The Invisible GuardianI cared for NB for 18 months. During this time he went from a Section 20 (voluntarily in care), through a full care order, to adoption. In all that time, which included many, many court dates, I never met his Guardian. The only contact I had with her was one phone call that she made to me the week before everybody was due in court to get the freeing order for his adoption. She chit-chatted for a while, asking me about how things were going and then, out of the blue, asked me if I'd consider keeping him as his Special Guardian. What?! This is the person appointed to ensure that the child's best interests are at the heart of the process and, without ever meeting the child, she decides to offer him over to a carer she couldn't identify in a line up. I said no. Special Guardianship is designed for children for whom adoption is not a suitable option and where contact with birth families will be maintained. It is usually used for older children, to provide the option of a more stable and secure setting than long-term foster care. From a foster carer's point of view, it can be a tricky option as social services support may be vastly reduced, and financial support moves to a needs-related, means-tested system rather than the regular stipend a foster carer gets. For a child like NB, not yet three years old, it seemed like a poor second option to adoption. I never heard from that Guardian again. NB's social worker knew nothing about the conversation beforehand and was horrified that it had even taken place.

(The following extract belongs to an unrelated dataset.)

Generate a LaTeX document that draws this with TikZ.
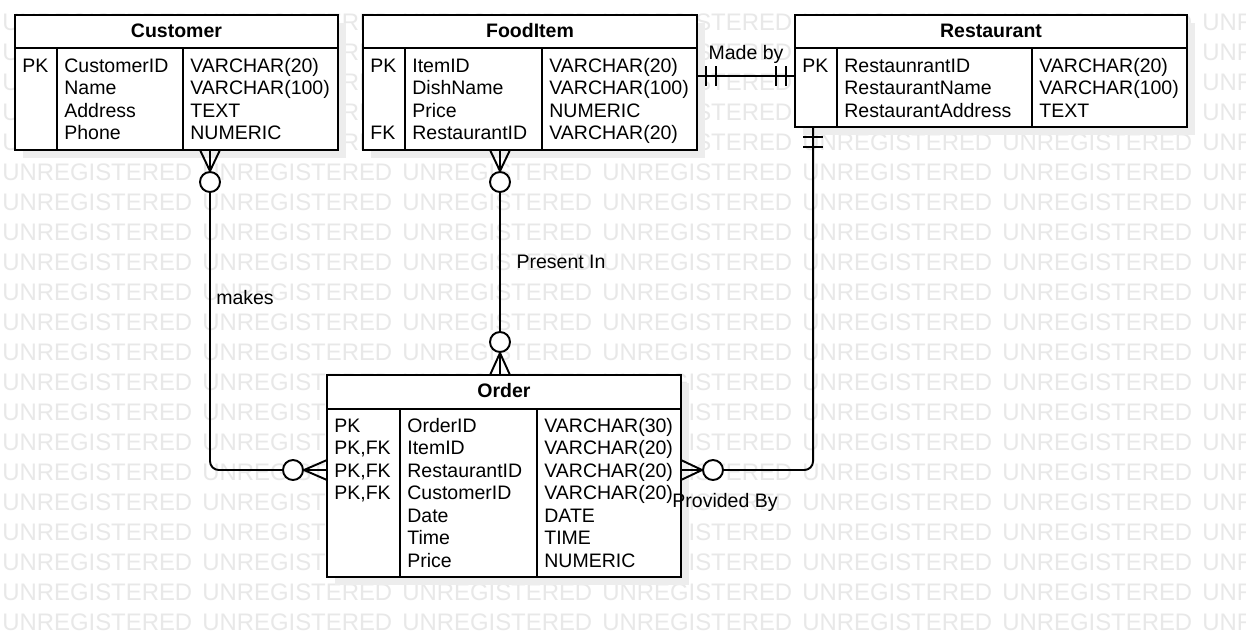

The Demanding GuardianI only had LB for just over two weeks, but that was plenty of time for the Guardian to get their nose into things. Towards the end of the second week I received a phone call from my social worker to say that the Guardian had decided that LB should be having daily contacts with his mummy and would the foster carer facilitate that in her own home? No, the foster carer would not. Last time the foster carer allowed a birth mum into her own home, she ended up having to move house. I fail to see what part of the Guardian's role of representing the child's interests and wishes to the court gives them the purview to interfere in the contact arrangements that are being made for the child to the point of expecting foster carers to use their homes as contact centres without any kind of social services or contact officer support. In the end, LB was back with his mummy within four days of that request being made so my offer to facilitate extra contacts in a neutral venue was never taken up.
The Perplexing GuardianA few days after LB moved on, I was offered another placement which was quickly withdrawn when my social worker realised that I was going on holiday over Christmas. This was a baby who was in the process of moving on to an adoptive placement and was already settled in a successful foster placement. Unfortunately, the current carers were going on holiday over Christmas week, and the Guardian had decided that the child couldn't possibly go with them as there might be important appointments for the child to attend relating to the adoption, and missing them due to holidays might delay the process. Yeah, because social services is all about having the important meetings during Christmas Week! The Guardian didn't want the child to have the disruption of going to respite care for the week so, to minimise that disruption, they had decided . . . wait for it . . . to uproot the child completely and put them into a new foster placement for the last few weeks before their adoption.
This last example troubles me particularly. I can see that the Guardian is trying to consider only the interests of the child in this scenario (albeit in a way that I find somewhat strange) but the fact is that there are other things that have to be considered. Foster carers are entitled to have access to respite care in order to take family holidays. We are entitled to it. And yet, both myself and this other foster family were being denied work in this scenario because the Guardian's interpretation of the best interests of the child meant that the child could neither go on the holiday, nor be placed in respite for one week.
I have had only two weeks of work in nearly six months. If Guardians are going to start refusing to place children because the foster carer is due a holiday, then it could be another two months before I get another placement. The fact is that if decisions are made that make it impossible for foster carers to get work, or unreasonable demands are continually placed on them when they do have work, then they are going to have to stop being foster carers. And how easy will it be to promote the best interests of the children when there are no carers for the children?